Source excerpt –
-- Begin --

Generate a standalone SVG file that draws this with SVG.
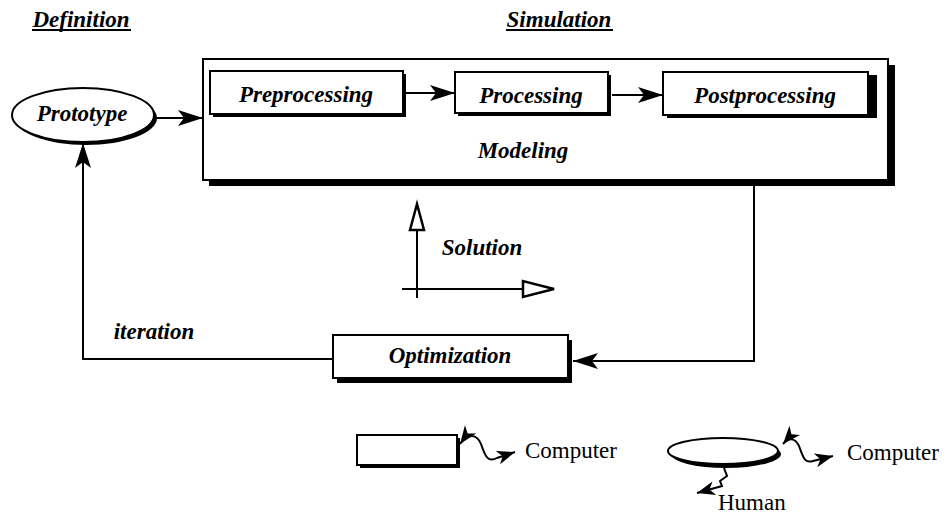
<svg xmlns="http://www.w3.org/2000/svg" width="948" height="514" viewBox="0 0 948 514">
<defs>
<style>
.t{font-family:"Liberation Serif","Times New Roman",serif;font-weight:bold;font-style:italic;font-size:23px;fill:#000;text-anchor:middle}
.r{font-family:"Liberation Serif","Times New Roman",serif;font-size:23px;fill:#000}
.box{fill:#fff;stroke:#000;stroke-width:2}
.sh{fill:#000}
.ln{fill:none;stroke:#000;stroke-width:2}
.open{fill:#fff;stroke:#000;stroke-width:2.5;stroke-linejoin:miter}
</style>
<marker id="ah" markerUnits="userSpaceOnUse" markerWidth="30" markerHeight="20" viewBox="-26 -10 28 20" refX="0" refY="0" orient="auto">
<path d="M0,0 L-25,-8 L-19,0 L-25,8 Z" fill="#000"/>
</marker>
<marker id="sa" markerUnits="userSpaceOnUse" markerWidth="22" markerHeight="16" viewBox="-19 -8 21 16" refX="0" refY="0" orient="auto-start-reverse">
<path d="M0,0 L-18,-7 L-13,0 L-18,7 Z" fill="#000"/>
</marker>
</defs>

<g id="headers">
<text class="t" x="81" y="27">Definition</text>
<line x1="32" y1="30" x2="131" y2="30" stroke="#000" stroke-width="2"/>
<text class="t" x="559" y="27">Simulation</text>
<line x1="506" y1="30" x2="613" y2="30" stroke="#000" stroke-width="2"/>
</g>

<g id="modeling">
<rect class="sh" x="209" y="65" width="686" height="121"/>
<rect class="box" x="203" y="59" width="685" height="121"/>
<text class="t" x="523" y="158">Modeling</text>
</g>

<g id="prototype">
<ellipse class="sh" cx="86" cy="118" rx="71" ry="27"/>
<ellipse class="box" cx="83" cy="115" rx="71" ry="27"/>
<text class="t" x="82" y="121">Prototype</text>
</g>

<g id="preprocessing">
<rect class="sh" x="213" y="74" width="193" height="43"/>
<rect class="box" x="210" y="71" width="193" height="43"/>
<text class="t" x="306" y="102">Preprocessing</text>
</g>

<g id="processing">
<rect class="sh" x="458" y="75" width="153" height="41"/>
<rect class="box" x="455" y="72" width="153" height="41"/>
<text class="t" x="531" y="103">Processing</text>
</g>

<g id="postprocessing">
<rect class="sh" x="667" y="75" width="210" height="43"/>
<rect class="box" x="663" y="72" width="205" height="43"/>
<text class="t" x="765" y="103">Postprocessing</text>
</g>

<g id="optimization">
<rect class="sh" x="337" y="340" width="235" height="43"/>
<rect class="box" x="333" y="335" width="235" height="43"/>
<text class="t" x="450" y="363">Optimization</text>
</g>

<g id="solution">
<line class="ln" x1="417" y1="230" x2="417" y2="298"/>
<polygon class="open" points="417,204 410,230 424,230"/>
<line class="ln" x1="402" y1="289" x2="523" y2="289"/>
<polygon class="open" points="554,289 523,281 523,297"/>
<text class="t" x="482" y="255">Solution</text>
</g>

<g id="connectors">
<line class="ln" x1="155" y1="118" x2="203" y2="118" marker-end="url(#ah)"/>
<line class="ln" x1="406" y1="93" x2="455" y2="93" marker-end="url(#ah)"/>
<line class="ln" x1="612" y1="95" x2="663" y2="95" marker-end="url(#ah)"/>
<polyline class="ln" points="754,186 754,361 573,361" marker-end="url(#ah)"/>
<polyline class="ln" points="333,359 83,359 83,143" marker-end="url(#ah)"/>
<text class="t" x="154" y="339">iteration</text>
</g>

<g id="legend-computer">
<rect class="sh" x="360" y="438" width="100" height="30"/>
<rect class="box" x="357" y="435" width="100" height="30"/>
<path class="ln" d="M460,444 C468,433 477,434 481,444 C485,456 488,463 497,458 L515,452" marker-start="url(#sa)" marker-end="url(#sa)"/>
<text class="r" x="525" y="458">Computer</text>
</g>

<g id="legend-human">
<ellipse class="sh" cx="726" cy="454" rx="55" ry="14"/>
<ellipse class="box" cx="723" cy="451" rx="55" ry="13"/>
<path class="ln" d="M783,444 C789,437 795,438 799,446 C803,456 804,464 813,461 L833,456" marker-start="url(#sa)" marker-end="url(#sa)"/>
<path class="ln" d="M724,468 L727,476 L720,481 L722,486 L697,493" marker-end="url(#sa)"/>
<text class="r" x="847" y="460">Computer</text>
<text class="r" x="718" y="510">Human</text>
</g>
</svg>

-- End --

Request – Produce an exact copy of each line of data, skipping embedded images.

Answer to this exercise –
Generate a standalone SVG file that draws this with SVG.
<svg xmlns="http://www.w3.org/2000/svg" width="948" height="514" viewBox="0 0 948 514">
<defs>
<style>
.t{font-family:"Liberation Serif","Times New Roman",serif;font-weight:bold;font-style:italic;font-size:23px;fill:#000;text-anchor:middle}
.r{font-family:"Liberation Serif","Times New Roman",serif;font-size:23px;fill:#000}
.box{fill:#fff;stroke:#000;stroke-width:2}
.sh{fill:#000}
.ln{fill:none;stroke:#000;stroke-width:2}
.open{fill:#fff;stroke:#000;stroke-width:2.5;stroke-linejoin:miter}
</style>
<marker id="ah" markerUnits="userSpaceOnUse" markerWidth="30" markerHeight="20" viewBox="-26 -10 28 20" refX="0" refY="0" orient="auto">
<path d="M0,0 L-25,-8 L-19,0 L-25,8 Z" fill="#000"/>
</marker>
<marker id="sa" markerUnits="userSpaceOnUse" markerWidth="22" markerHeight="16" viewBox="-19 -8 21 16" refX="0" refY="0" orient="auto-start-reverse">
<path d="M0,0 L-18,-7 L-13,0 L-18,7 Z" fill="#000"/>
</marker>
</defs>

<g id="headers">
<text class="t" x="81" y="27">Definition</text>
<line x1="32" y1="30" x2="131" y2="30" stroke="#000" stroke-width="2"/>
<text class="t" x="559" y="27">Simulation</text>
<line x1="506" y1="30" x2="613" y2="30" stroke="#000" stroke-width="2"/>
</g>

<g id="modeling">
<rect class="sh" x="209" y="65" width="686" height="121"/>
<rect class="box" x="203" y="59" width="685" height="121"/>
<text class="t" x="523" y="158">Modeling</text>
</g>

<g id="prototype">
<ellipse class="sh" cx="86" cy="118" rx="71" ry="27"/>
<ellipse class="box" cx="83" cy="115" rx="71" ry="27"/>
<text class="t" x="82" y="121">Prototype</text>
</g>

<g id="preprocessing">
<rect class="sh" x="213" y="74" width="193" height="43"/>
<rect class="box" x="210" y="71" width="193" height="43"/>
<text class="t" x="306" y="102">Preprocessing</text>
</g>

<g id="processing">
<rect class="sh" x="458" y="75" width="153" height="41"/>
<rect class="box" x="455" y="72" width="153" height="41"/>
<text class="t" x="531" y="103">Processing</text>
</g>

<g id="postprocessing">
<rect class="sh" x="667" y="75" width="210" height="43"/>
<rect class="box" x="663" y="72" width="205" height="43"/>
<text class="t" x="765" y="103">Postprocessing</text>
</g>

<g id="optimization">
<rect class="sh" x="337" y="340" width="235" height="43"/>
<rect class="box" x="333" y="335" width="235" height="43"/>
<text class="t" x="450" y="363">Optimization</text>
</g>

<g id="solution">
<line class="ln" x1="417" y1="230" x2="417" y2="298"/>
<polygon class="open" points="417,204 410,230 424,230"/>
<line class="ln" x1="402" y1="289" x2="523" y2="289"/>
<polygon class="open" points="554,289 523,281 523,297"/>
<text class="t" x="482" y="255">Solution</text>
</g>

<g id="connectors">
<line class="ln" x1="155" y1="118" x2="203" y2="118" marker-end="url(#ah)"/>
<line class="ln" x1="406" y1="93" x2="455" y2="93" marker-end="url(#ah)"/>
<line class="ln" x1="612" y1="95" x2="663" y2="95" marker-end="url(#ah)"/>
<polyline class="ln" points="754,186 754,361 573,361" marker-end="url(#ah)"/>
<polyline class="ln" points="333,359 83,359 83,143" marker-end="url(#ah)"/>
<text class="t" x="154" y="339">iteration</text>
</g>

<g id="legend-computer">
<rect class="sh" x="360" y="438" width="100" height="30"/>
<rect class="box" x="357" y="435" width="100" height="30"/>
<path class="ln" d="M460,444 C468,433 477,434 481,444 C485,456 488,463 497,458 L515,452" marker-start="url(#sa)" marker-end="url(#sa)"/>
<text class="r" x="525" y="458">Computer</text>
</g>

<g id="legend-human">
<ellipse class="sh" cx="726" cy="454" rx="55" ry="14"/>
<ellipse class="box" cx="723" cy="451" rx="55" ry="13"/>
<path class="ln" d="M783,444 C789,437 795,438 799,446 C803,456 804,464 813,461 L833,456" marker-start="url(#sa)" marker-end="url(#sa)"/>
<path class="ln" d="M724,468 L727,476 L720,481 L722,486 L697,493" marker-end="url(#sa)"/>
<text class="r" x="847" y="460">Computer</text>
<text class="r" x="718" y="510">Human</text>
</g>
</svg>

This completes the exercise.